━━━ Records to process ━━━

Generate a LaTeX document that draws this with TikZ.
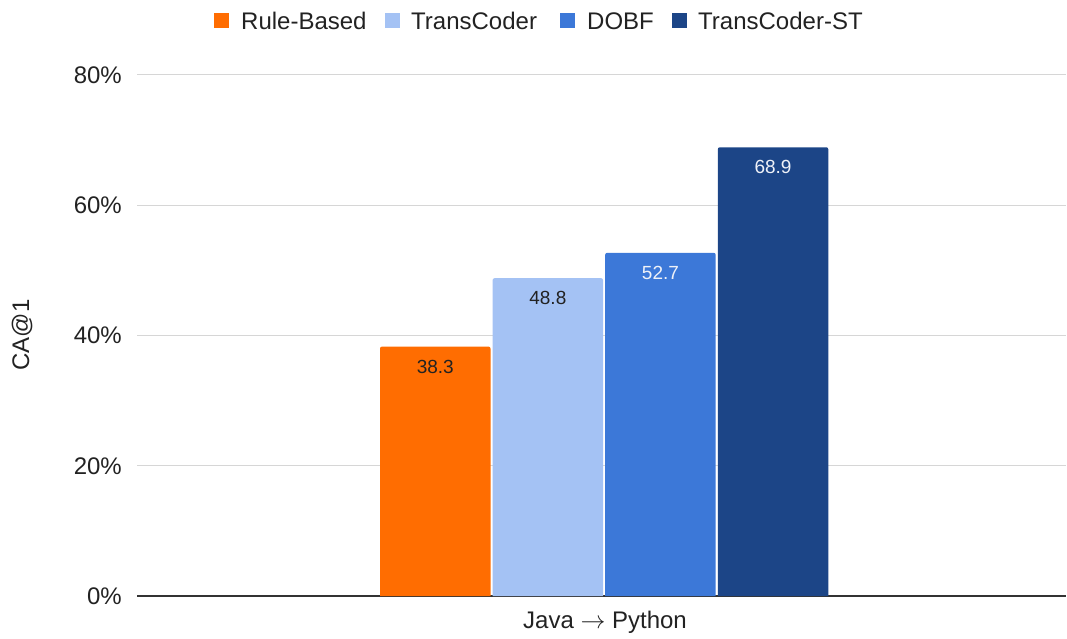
\documentclass[tikz,border=0pt]{standalone}
\usepackage{fontspec}
\setmainfont{Liberation Sans}
\definecolor{rulebased}{HTML}{FF6D01}
\definecolor{transcoder}{HTML}{A4C2F4}
\definecolor{dobf}{HTML}{3C78D8}
\definecolor{transcoderst}{HTML}{1C4587}
\definecolor{gridgray}{HTML}{D6D6D6}
\definecolor{axisgray}{HTML}{333333}
\definecolor{textdark}{HTML}{222222}
\definecolor{textlight}{HTML}{EEF1F8}

\begin{document}
\begin{tikzpicture}[x=1pt, y=-1pt,
  ticklabel/.style={anchor=east, inner sep=0pt, font=\fontsize{24}{28}\selectfont, text=textdark},
  legendlabel/.style={anchor=west, inner sep=0pt, font=\fontsize{24}{28}\selectfont, text=textdark},
  legendbox/.style={minimum size=15, inner sep=0pt},
  barlabel/.style={inner sep=0pt, font=\fontsize{19}{22}\selectfont}]
  \useasboundingbox (0,0) rectangle (1067,639);

  % grid lines and tick labels
  \foreach \p/\y in {20/465.75, 40/335.5, 60/205.25, 80/75} {
    \draw[gridgray, line width=1] (137,\y) -- (1066,\y);
  }
  \foreach \p/\y in {0/596, 20/465.75, 40/335.5, 60/205.25, 80/75} {
    \node[ticklabel] (tick\p) at (122,\y) {\p\%};
  }
  \draw[axisgray, line width=1.3] (137,596) -- (1066,596);

  % bars
  \foreach \i/\v/\c/\t in {0/38.3/rulebased/textdark, 1/48.8/transcoder/textdark,
                           2/52.7/dobf/textlight, 3/68.9/transcoderst/textlight} {
    \pgfmathsetmacro{\bx}{380+112.6*\i}
    \pgfmathsetmacro{\btop}{596-6.5125*\v}
    \fill[\c, rounded corners=2] (\bx,596) -- (\bx,\btop) -- (\bx+110.5,\btop) -- (\bx+110.5,596);
    \node[barlabel, text=\t] (val\i) at (\bx+55.25,\btop+20) {\v};
  }

  % legend
  \node[legendbox, fill=rulebased] (boxrule) at (221.5,21) {};
  \node[legendlabel] (lgrule) at (241,21) {Rule-Based};
  \node[legendbox, fill=transcoder] (boxtc) at (392.5,21) {};
  \node[legendlabel] (lgtc) at (411,21) {TransCoder};
  \node[legendbox, fill=dobf] (boxdobf) at (567.5,21) {};
  \node[legendlabel] (lgdobf) at (587,21) {DOBF};
  \node[legendbox, fill=transcoderst] (boxtcst) at (679.5,21) {};
  \node[legendlabel] (lgtcst) at (698,21) {TransCoder-ST};

  % axis titles
  \node[rotate=90, font=\fontsize{24}{28}\selectfont, text=textdark] (ylabel) at (22,335) {CA@1};
  \node[font=\fontsize{24}{28}\selectfont, text=textdark] (xlabel) at (605,622) {Java $\rightarrow$ Python};
\end{tikzpicture}
\end{document}
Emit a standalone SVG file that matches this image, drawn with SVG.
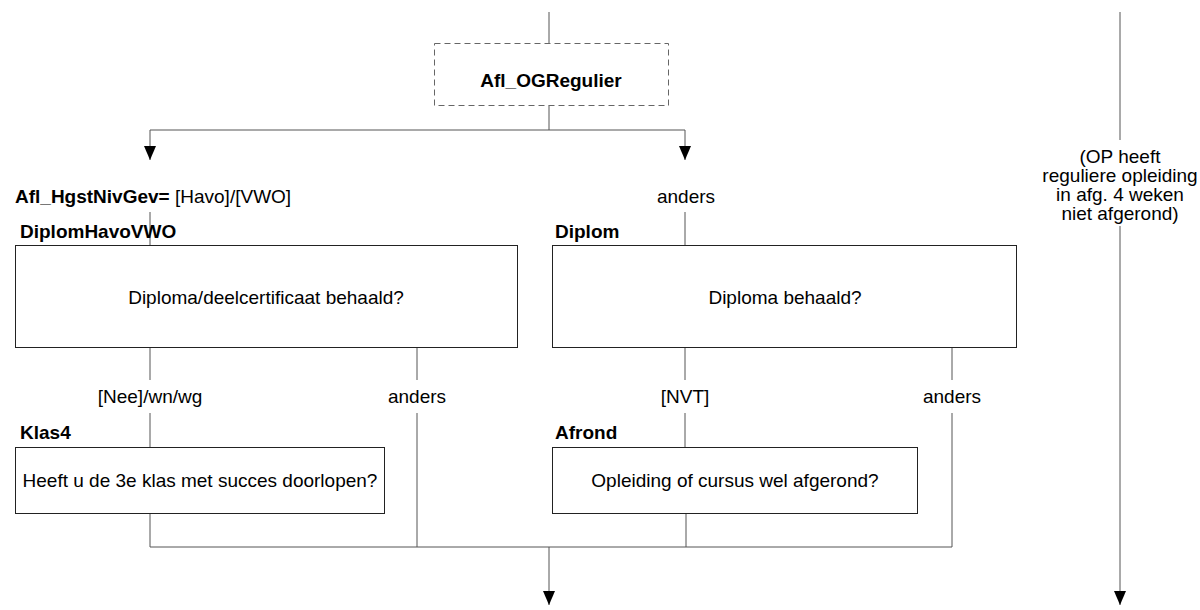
<svg xmlns="http://www.w3.org/2000/svg" width="1200" height="610" viewBox="0 0 1200 610">
<style>
text{font-family:"Liberation Sans",Arial,sans-serif;font-size:19px;fill:#000}
.b{font-weight:bold}
.m{text-anchor:middle}
.box{fill:#fff;stroke:#222;stroke-width:1}
.dash{fill:#fff;stroke:#666;stroke-width:1;stroke-dasharray:6,4}
.ln{fill:none;stroke:#555;stroke-width:1}
</style>
<defs>
<marker id="a" markerWidth="12" markerHeight="14" refX="6" refY="14" markerUnits="userSpaceOnUse" viewBox="0 0 12 14">
<path d="M0,0 L12,0 L6,14 z" fill="#000"/>
</marker>
</defs>
<g id="connectors">
<line class="ln" x1="549" y1="12" x2="549" y2="43"/>
<polyline class="ln" points="549,105 549,130 150,130 150,160" marker-end="url(#a)"/>
<polyline class="ln" points="549,130 685,130 685,160" marker-end="url(#a)"/>
<line class="ln" x1="150" y1="212" x2="150" y2="245"/>
<line class="ln" x1="685" y1="212" x2="685" y2="245"/>
<line class="ln" x1="150" y1="348" x2="150" y2="380"/>
<line class="ln" x1="417" y1="348" x2="417" y2="380"/>
<line class="ln" x1="685" y1="348" x2="685" y2="380"/>
<line class="ln" x1="952" y1="348" x2="952" y2="380"/>
<line class="ln" x1="150" y1="413" x2="150" y2="447"/>
<line class="ln" x1="685" y1="413" x2="685" y2="447"/>
<polyline class="ln" points="150,513 150,547 952,547 952,413"/>
<line class="ln" x1="417" y1="413" x2="417" y2="547"/>
<line class="ln" x1="686" y1="513" x2="686" y2="547"/>
<line class="ln" x1="549" y1="547" x2="549" y2="605" marker-end="url(#a)"/>
<line class="ln" x1="1120" y1="12" x2="1120" y2="140"/>
<line class="ln" x1="1120" y1="226" x2="1120" y2="605" marker-end="url(#a)"/>
</g>
<g id="Afl_OGRegulier">
<rect class="dash" x="434.5" y="43.5" width="234" height="62"/>
<text class="b m" x="551" y="87">Afl_OGRegulier</text>
</g>
<g id="cond_havo">
<text x="15" y="203"><tspan class="b">Afl_HgstNivGev=</tspan> [Havo]/[VWO]</text>
</g>
<g id="cond_anders1">
<text class="m" x="686" y="203">anders</text>
</g>
<g id="note">
<text class="m" x="1120" y="163">(OP heeft<tspan x="1120" dy="19">reguliere opleiding</tspan><tspan x="1120" dy="19">in afg. 4 weken</tspan><tspan x="1120" dy="19">niet afgerond)</tspan></text>
</g>
<g id="DiplomHavoVWO">
<text class="b" x="20" y="238">DiplomHavoVWO</text>
<rect class="box" x="15.5" y="245.5" width="502" height="102"/>
<text class="m" x="266" y="304">Diploma/deelcertificaat behaald?</text>
</g>
<g id="Diplom">
<text class="b" x="555" y="238">Diplom</text>
<rect class="box" x="552.5" y="245.5" width="464" height="102"/>
<text class="m" x="785" y="304">Diploma behaald?</text>
</g>
<g id="labels2">
<text class="m" x="150" y="403">[Nee]/wn/wg</text>
<text class="m" x="417" y="403">anders</text>
<text class="m" x="685" y="403">[NVT]</text>
<text class="m" x="952" y="403">anders</text>
</g>
<g id="Klas4">
<text class="b" x="20" y="439">Klas4</text>
<rect class="box" x="15.5" y="447.5" width="369" height="66"/>
<text class="m" x="200" y="487">Heeft u de 3e klas met succes doorlopen?</text>
</g>
<g id="Afrond">
<text class="b" x="555" y="439">Afrond</text>
<rect class="box" x="552.5" y="447.5" width="365" height="66"/>
<text class="m" x="735" y="487">Opleiding of cursus wel afgerond?</text>
</g>
</svg>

━━━

### Aim:
Leave images out of the retyped records; keep all else exact.

### Final answer:
Generate a LaTeX document that draws this with TikZ.
\documentclass[tikz,border=0pt]{standalone}
\usepackage{fontspec}
\setmainfont{Liberation Sans}
\definecolor{rulebased}{HTML}{FF6D01}
\definecolor{transcoder}{HTML}{A4C2F4}
\definecolor{dobf}{HTML}{3C78D8}
\definecolor{transcoderst}{HTML}{1C4587}
\definecolor{gridgray}{HTML}{D6D6D6}
\definecolor{axisgray}{HTML}{333333}
\definecolor{textdark}{HTML}{222222}
\definecolor{textlight}{HTML}{EEF1F8}

\begin{document}
\begin{tikzpicture}[x=1pt, y=-1pt,
  ticklabel/.style={anchor=east, inner sep=0pt, font=\fontsize{24}{28}\selectfont, text=textdark},
  legendlabel/.style={anchor=west, inner sep=0pt, font=\fontsize{24}{28}\selectfont, text=textdark},
  legendbox/.style={minimum size=15, inner sep=0pt},
  barlabel/.style={inner sep=0pt, font=\fontsize{19}{22}\selectfont}]
  \useasboundingbox (0,0) rectangle (1067,639);

  % grid lines and tick labels
  \foreach \p/\y in {20/465.75, 40/335.5, 60/205.25, 80/75} {
    \draw[gridgray, line width=1] (137,\y) -- (1066,\y);
  }
  \foreach \p/\y in {0/596, 20/465.75, 40/335.5, 60/205.25, 80/75} {
    \node[ticklabel] (tick\p) at (122,\y) {\p\%};
  }
  \draw[axisgray, line width=1.3] (137,596) -- (1066,596);

  % bars
  \foreach \i/\v/\c/\t in {0/38.3/rulebased/textdark, 1/48.8/transcoder/textdark,
                           2/52.7/dobf/textlight, 3/68.9/transcoderst/textlight} {
    \pgfmathsetmacro{\bx}{380+112.6*\i}
    \pgfmathsetmacro{\btop}{596-6.5125*\v}
    \fill[\c, rounded corners=2] (\bx,596) -- (\bx,\btop) -- (\bx+110.5,\btop) -- (\bx+110.5,596);
    \node[barlabel, text=\t] (val\i) at (\bx+55.25,\btop+20) {\v};
  }

  % legend
  \node[legendbox, fill=rulebased] (boxrule) at (221.5,21) {};
  \node[legendlabel] (lgrule) at (241,21) {Rule-Based};
  \node[legendbox, fill=transcoder] (boxtc) at (392.5,21) {};
  \node[legendlabel] (lgtc) at (411,21) {TransCoder};
  \node[legendbox, fill=dobf] (boxdobf) at (567.5,21) {};
  \node[legendlabel] (lgdobf) at (587,21) {DOBF};
  \node[legendbox, fill=transcoderst] (boxtcst) at (679.5,21) {};
  \node[legendlabel] (lgtcst) at (698,21) {TransCoder-ST};

  % axis titles
  \node[rotate=90, font=\fontsize{24}{28}\selectfont, text=textdark] (ylabel) at (22,335) {CA@1};
  \node[font=\fontsize{24}{28}\selectfont, text=textdark] (xlabel) at (605,622) {Java $\rightarrow$ Python};
\end{tikzpicture}
\end{document}
Emit a standalone SVG file that matches this image, drawn with SVG.
<svg xmlns="http://www.w3.org/2000/svg" width="1200" height="610" viewBox="0 0 1200 610">
<style>
text{font-family:"Liberation Sans",Arial,sans-serif;font-size:19px;fill:#000}
.b{font-weight:bold}
.m{text-anchor:middle}
.box{fill:#fff;stroke:#222;stroke-width:1}
.dash{fill:#fff;stroke:#666;stroke-width:1;stroke-dasharray:6,4}
.ln{fill:none;stroke:#555;stroke-width:1}
</style>
<defs>
<marker id="a" markerWidth="12" markerHeight="14" refX="6" refY="14" markerUnits="userSpaceOnUse" viewBox="0 0 12 14">
<path d="M0,0 L12,0 L6,14 z" fill="#000"/>
</marker>
</defs>
<g id="connectors">
<line class="ln" x1="549" y1="12" x2="549" y2="43"/>
<polyline class="ln" points="549,105 549,130 150,130 150,160" marker-end="url(#a)"/>
<polyline class="ln" points="549,130 685,130 685,160" marker-end="url(#a)"/>
<line class="ln" x1="150" y1="212" x2="150" y2="245"/>
<line class="ln" x1="685" y1="212" x2="685" y2="245"/>
<line class="ln" x1="150" y1="348" x2="150" y2="380"/>
<line class="ln" x1="417" y1="348" x2="417" y2="380"/>
<line class="ln" x1="685" y1="348" x2="685" y2="380"/>
<line class="ln" x1="952" y1="348" x2="952" y2="380"/>
<line class="ln" x1="150" y1="413" x2="150" y2="447"/>
<line class="ln" x1="685" y1="413" x2="685" y2="447"/>
<polyline class="ln" points="150,513 150,547 952,547 952,413"/>
<line class="ln" x1="417" y1="413" x2="417" y2="547"/>
<line class="ln" x1="686" y1="513" x2="686" y2="547"/>
<line class="ln" x1="549" y1="547" x2="549" y2="605" marker-end="url(#a)"/>
<line class="ln" x1="1120" y1="12" x2="1120" y2="140"/>
<line class="ln" x1="1120" y1="226" x2="1120" y2="605" marker-end="url(#a)"/>
</g>
<g id="Afl_OGRegulier">
<rect class="dash" x="434.5" y="43.5" width="234" height="62"/>
<text class="b m" x="551" y="87">Afl_OGRegulier</text>
</g>
<g id="cond_havo">
<text x="15" y="203"><tspan class="b">Afl_HgstNivGev=</tspan> [Havo]/[VWO]</text>
</g>
<g id="cond_anders1">
<text class="m" x="686" y="203">anders</text>
</g>
<g id="note">
<text class="m" x="1120" y="163">(OP heeft<tspan x="1120" dy="19">reguliere opleiding</tspan><tspan x="1120" dy="19">in afg. 4 weken</tspan><tspan x="1120" dy="19">niet afgerond)</tspan></text>
</g>
<g id="DiplomHavoVWO">
<text class="b" x="20" y="238">DiplomHavoVWO</text>
<rect class="box" x="15.5" y="245.5" width="502" height="102"/>
<text class="m" x="266" y="304">Diploma/deelcertificaat behaald?</text>
</g>
<g id="Diplom">
<text class="b" x="555" y="238">Diplom</text>
<rect class="box" x="552.5" y="245.5" width="464" height="102"/>
<text class="m" x="785" y="304">Diploma behaald?</text>
</g>
<g id="labels2">
<text class="m" x="150" y="403">[Nee]/wn/wg</text>
<text class="m" x="417" y="403">anders</text>
<text class="m" x="685" y="403">[NVT]</text>
<text class="m" x="952" y="403">anders</text>
</g>
<g id="Klas4">
<text class="b" x="20" y="439">Klas4</text>
<rect class="box" x="15.5" y="447.5" width="369" height="66"/>
<text class="m" x="200" y="487">Heeft u de 3e klas met succes doorlopen?</text>
</g>
<g id="Afrond">
<text class="b" x="555" y="439">Afrond</text>
<rect class="box" x="552.5" y="447.5" width="365" height="66"/>
<text class="m" x="735" y="487">Opleiding of cursus wel afgerond?</text>
</g>
</svg>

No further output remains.